Frequently Asked Questions About Concept Testing
Even with a solid plan, the same questions always pop up. They’re the practical details that separate theory from getting something done. Here are direct answers to the questions we hear most from product managers trying to get concept testing off the ground.
How Much Does Concept Testing Cost?
The honest answer? It depends. The cost can be anything from $0 to tens of thousands of dollars. A quick-and-dirty guerrilla test where you ask five customers for feedback on a paragraph? That might just cost you an afternoon. A formal quantitative study with a thousand participants, run by an agency, can be a serious investment.
What Is a Good Sample Size for a Concept Test?
The "right" sample size is all about what you're trying to learn.
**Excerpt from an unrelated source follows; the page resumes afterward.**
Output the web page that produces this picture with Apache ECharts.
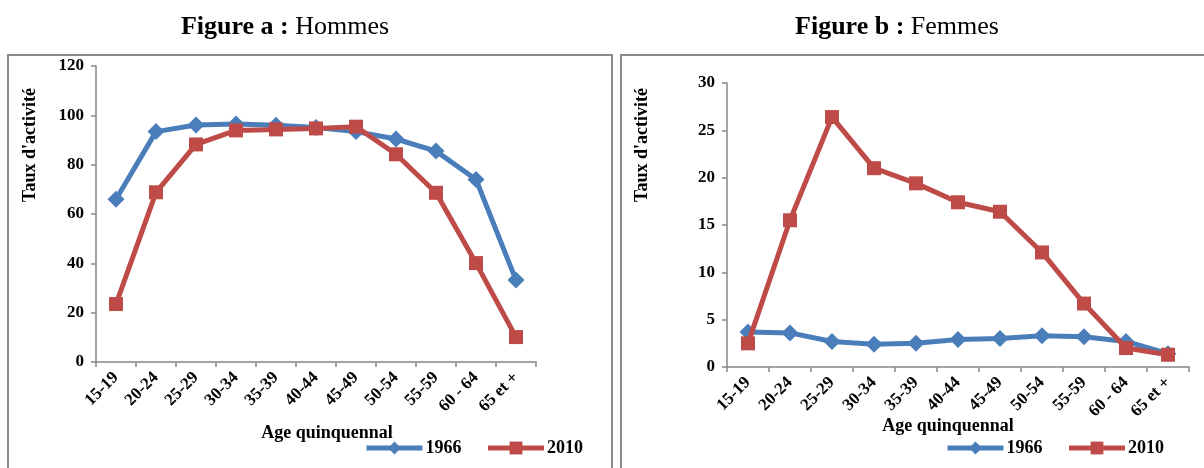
<!DOCTYPE html>
<html>
<head>
<meta charset="utf-8">
<script src="https://cdn.jsdelivr.net/npm/echarts@6/dist/echarts.min.js"></script>
<style>
  html, body { margin: 0; padding: 0; background: #fff; }
  #chart { width: 1204px; height: 468px; }
</style>
</head>
<body>
<div id="chart"></div>
<script>
// Tranches d'âge quinquennales
const ages = ['15-19', '20-24', '25-29', '30-34', '35-39', '40-44', '45-49', '50-54', '55-59', '60 - 64', '65 et +'];

// Taux d'activité des hommes
const hommes1966 = [66, 93.4, 96.1, 96.5, 96, 95.1, 93.4, 90.4, 85.5, 74, 33.2];
const hommes2010 = [23.5, 68.8, 88.2, 93.9, 94.3, 94.7, 95.4, 84.2, 68.6, 40.1, 10.1];

// Taux d'activité des femmes
const femmes1966 = [3.7, 3.6, 2.7, 2.4, 2.5, 2.9, 3.0, 3.3, 3.2, 2.7, 1.4];
const femmes2010 = [2.5, 15.5, 26.4, 21.0, 19.4, 17.4, 16.4, 12.1, 6.7, 2.0, 1.3];

// Graduations des axes verticaux
const hommesTicks = { min: 0, max: 120, interval: 20 };
const femmesTicks = { min: 0, max: 30, interval: 5 };

const BLUE = '#4a7ebb';
const RED = '#be4b48';
const AXIS = '#868686';
const FONT = '"Liberation Serif", "Times New Roman", serif';

const chart = echarts.init(document.getElementById('chart'), null, { renderer: 'canvas' });

function xAxis(gridIndex) {
  return {
    type: 'category',
    gridIndex: gridIndex,
    data: ages,
    boundaryGap: true,
    axisLine: { lineStyle: { color: AXIS, width: 1.5 } },
    axisTick: { show: true, length: 5, lineStyle: { color: AXIS, width: 1.5 } },
    axisLabel: { rotate: 45, margin: 13, interval: 0, fontFamily: FONT, fontWeight: 'bold', fontSize: 17, color: '#000' },
    splitLine: { show: false }
  };
}

function yAxis(gridIndex, ticks) {
  return {
    type: 'value',
    gridIndex: gridIndex,
    min: ticks.min,
    max: ticks.max,
    interval: ticks.interval,
    axisLine: { show: true, lineStyle: { color: AXIS, width: 1.5 } },
    axisTick: { show: true, length: 5, lineStyle: { color: AXIS, width: 1.5 } },
    axisLabel: { margin: 12, fontFamily: FONT, fontWeight: 'bold', fontSize: 17, color: '#000' },
    splitLine: { show: false }
  };
}

function lineSeries(name, data, idx, color, symbol, size) {
  return {
    name: name,
    type: 'line',
    xAxisIndex: idx,
    yAxisIndex: idx,
    data: data,
    symbol: symbol,
    symbolSize: size,
    showAllSymbol: true,
    lineStyle: { color: color, width: 5 },
    itemStyle: { color: color },
    emphasis: { disabled: true },
    animation: false,
    z: name === '2010' ? 3 : 2
  };
}

const legendText = { fontFamily: FONT, fontWeight: 'bold', fontSize: 18, color: '#000', padding: [0, 0, 0, -2] };

function legend(left) {
  return {
    left: left, top: 439, itemWidth: 56, itemHeight: 16, itemGap: 24,
    data: ['1966', '2010'], textStyle: legendText, padding: 0,
    lineStyle: { width: 5 }
  };
}

function text(x, y, str, size, rotation) {
  return {
    type: 'text', x: x, y: y, rotation: rotation || 0, silent: true,
    style: {
      text: str,
      fontFamily: FONT, fontWeight: 'bold', fontSize: size,
      fill: '#000', align: 'center', verticalAlign: 'middle'
    }
  };
}

function title(x, bold, rest) {
  return {
    type: 'text', x: x, y: 27, silent: true,
    style: {
      text: '{b|' + bold + '} ' + rest,
      fontFamily: FONT, fontSize: 26, fill: '#000',
      align: 'center', verticalAlign: 'middle',
      rich: { b: { fontFamily: FONT, fontWeight: 'bold', fontSize: 26, fill: '#000' } }
    }
  };
}

chart.setOption({
  animation: false,
  backgroundColor: '#fff',
  grid: [
    { left: 96, top: 66, width: 440, height: 296 },
    { left: 727, top: 83, width: 462, height: 284 }
  ],
  xAxis: [xAxis(0), xAxis(1)],
  yAxis: [yAxis(0, hommesTicks), yAxis(1, femmesTicks)],
  legend: [legend(364), legend(945)],
  series: [
    lineSeries('1966', hommes1966, 0, BLUE, 'diamond', 17),
    lineSeries('2010', hommes2010, 0, RED, 'rect', 14),
    lineSeries('1966', femmes1966, 1, BLUE, 'diamond', 17),
    lineSeries('2010', femmes2010, 1, RED, 'rect', 14)
  ],
  graphic: [
    {
      type: 'rect', silent: true,
      shape: { x: 8, y: 55, width: 604, height: 430 },
      style: { fill: 'none', stroke: '#8a8a8a', lineWidth: 2 }
    },
    {
      type: 'rect', silent: true,
      shape: { x: 621, y: 55, width: 600, height: 430 },
      style: { fill: 'none', stroke: '#8a8a8a', lineWidth: 2 }
    },
    title(285, 'Figure a :', 'Hommes'),
    title(897, 'Figure b :', 'Femmes'),
    text(30, 145, "Taux d'activité", 18, Math.PI / 2),
    text(642, 145, "Taux d'activité", 18, Math.PI / 2),
    text(327, 433, 'Age quinquennal', 18),
    text(948, 426, 'Age quinquennal', 18)
  ]
});
</script>
</body>
</html>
For qualitative testing, like user interviews, a small sample can tell you almost everything you need to know. Research from the Nielsen Norman Group famously showed that testing with just 5-8 users will uncover more than 80% of the major problems. For quantitative tests like surveys, you’re often looking at 100+ respondents for every audience segment you want to analyze.
How Do I Test a Concept That Is Hard to Visualize?
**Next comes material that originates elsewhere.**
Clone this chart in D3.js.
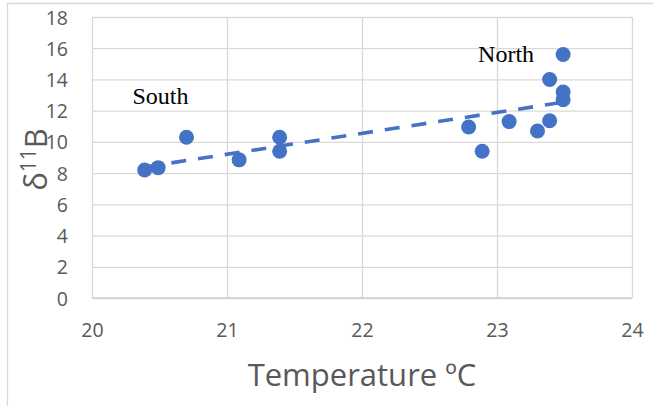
<!DOCTYPE html>
<html>
<head>
<meta charset="utf-8">
<script src="https://cdn.jsdelivr.net/npm/d3@7"></script>
<style>
    html, body { margin: 0; padding: 0; background: #fff; }
    svg { display: block; }
    .tick text { font-family: "Open Sans", sans-serif; fill: #595959; }
</style>
</head>
<body>
<svg id="chart" width="653" height="406"></svg>
<script>
// temperature (°C) and δ11B of each sample
const temperature = [20.39, 20.49, 20.70, 21.09, 21.39, 21.39, 22.79, 22.89, 23.09, 23.30, 23.39, 23.39, 23.49, 23.49, 23.49];
const boron = [8.2, 8.35, 10.3, 8.85, 10.3, 9.4, 10.95, 9.4, 11.3, 10.7, 11.35, 14.0, 15.6, 13.2, 12.7];

const xTicks = [20, 21, 22, 23, 24];
const yTicks = [0, 2, 4, 6, 8, 10, 12, 14, 16, 18];

const regionNames = ['South', 'North'];
const regionAt = [[20.3, 12.4], [22.86, 15.1]];

const blue = '#4472c4';
const grid = '#d9d9d9';

const margin = { top: 17, left: 92, bottom: 108, right: 21 };
const width = 653;
const height = 406;
const plotWidth = width - margin.left - margin.right;
const plotHeight = height - margin.top - margin.bottom;

const svg = d3.select('#chart');

// outer chart border (only top and left edges visible)
svg.append('path')
    .attr('d', `M7.5,${height}V3.5H${width}`)
    .attr('fill', 'none')
    .attr('stroke', grid)
    .attr('stroke-width', 1.3);

const g = svg.append('g')
    .attr('transform', `translate(${margin.left},${margin.top})`);

const x = d3.scaleLinear().domain([20, 24]).range([0, plotWidth]);
const y = d3.scaleLinear().domain([0, 18]).range([plotHeight, 0]);

const yAxe = d3.axisLeft(y)
    .tickValues(yTicks)
    .tickSize(-plotWidth)
    .tickPadding(24)
    .tickFormat(d3.format('d'));

const xAxe = d3.axisBottom(x)
    .tickValues(xTicks)
    .tickSize(-plotHeight)
    .tickPadding(25)
    .tickFormat(d3.format('d'));

const yAxisG = g.append('g').call(yAxe);
yAxisG.select('.domain').remove();
yAxisG.selectAll('line').attr('stroke', grid).attr('stroke-width', 1.3);
yAxisG.selectAll('text').attr('font-size', 19.5).attr('dy', '0.36em');

const xAxisG = g.append('g')
    .attr('transform', `translate(0,${plotHeight})`)
    .call(xAxe);
xAxisG.select('.domain').remove();
xAxisG.selectAll('line').attr('stroke', grid).attr('stroke-width', 1.3);
xAxisG.selectAll('text').attr('font-size', 19.5);

// baseline at 0 a bit stronger
g.append('line')
    .attr('x1', 0).attr('x2', plotWidth)
    .attr('y1', y(0)).attr('y2', y(0))
    .attr('stroke', '#cfcfcf')
    .attr('stroke-width', 1.6);

const points = d3.range(temperature.length).map(i => [temperature[i], boron[i]]);

g.selectAll('circle.pt')
    .data(points)
    .enter()
    .append('circle')
    .attr('class', 'pt')
    .attr('cx', d => x(d[0]))
    .attr('cy', d => y(d[1]))
    .attr('r', 7.5)
    .attr('fill', blue);

// linear trend line (least squares)
const mx = d3.mean(temperature);
const my = d3.mean(boron);
const slope = d3.sum(points, d => (d[0] - mx) * (d[1] - my)) /
    d3.sum(points, d => (d[0] - mx) * (d[0] - mx));
const fit = t => my + slope * (t - mx);
const [x0, x1] = d3.extent(temperature);

g.append('line')
    .attr('x1', x(x0)).attr('y1', y(fit(x0)))
    .attr('x2', x(x1)).attr('y2', y(fit(x1)))
    .attr('stroke', blue)
    .attr('stroke-width', 3.6)
    .attr('stroke-dasharray', '15,12');

g.selectAll('text.region')
    .data(regionNames)
    .enter()
    .append('text')
    .attr('class', 'region')
    .attr('x', (d, i) => x(regionAt[i][0]))
    .attr('y', (d, i) => y(regionAt[i][1]))
    .attr('font-family', '"Liberation Serif", "Times New Roman", serif')
    .attr('font-size', 24)
    .attr('fill', '#000')
    .text(d => d);

// axis titles
svg.append('text')
    .attr('x', margin.left + x(22))
    .attr('y', 386)
    .attr('text-anchor', 'middle')
    .attr('font-family', '"Open Sans", sans-serif')
    .attr('font-size', 31)
    .attr('fill', '#595959')
    .text('Temperature ºC');

const yTitle = svg.append('text')
    .attr('transform', `translate(47,${margin.top + y(9) + 2}) rotate(-90)`)
    .attr('text-anchor', 'middle')
    .attr('font-family', '"Open Sans", sans-serif')
    .attr('font-size', 31)
    .attr('fill', '#595959');
yTitle.append('tspan').text('δ');
yTitle.append('tspan').attr('font-size', 21).attr('dy', -11).text('11');
yTitle.append('tspan').attr('dy', 11).text('B');
</script>
</body>
</html>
What if your idea isn’t a slick interface? What if it's a complex service or an AI feature you can't just draw in a mockup? You don't need a polished UI to test a value proposition.
Instead of a high-fidelity prototype, try one of these:
Text Descriptions: A clear, simple paragraph explaining what the thing does and what problem it solves.
Storyboards: A few simple sketches that walk someone through a "before" and "after" scenario.
"Wizard of Oz" Prototypes: This is a clever trick where a human fakes the system’s response in real time. The user thinks they're interacting with a live product, but you’re just pulling the levers behind the curtain.
Remember, the goal is to validate the core value proposition. The concept is the promise; the final UI is just one way of delivering on it.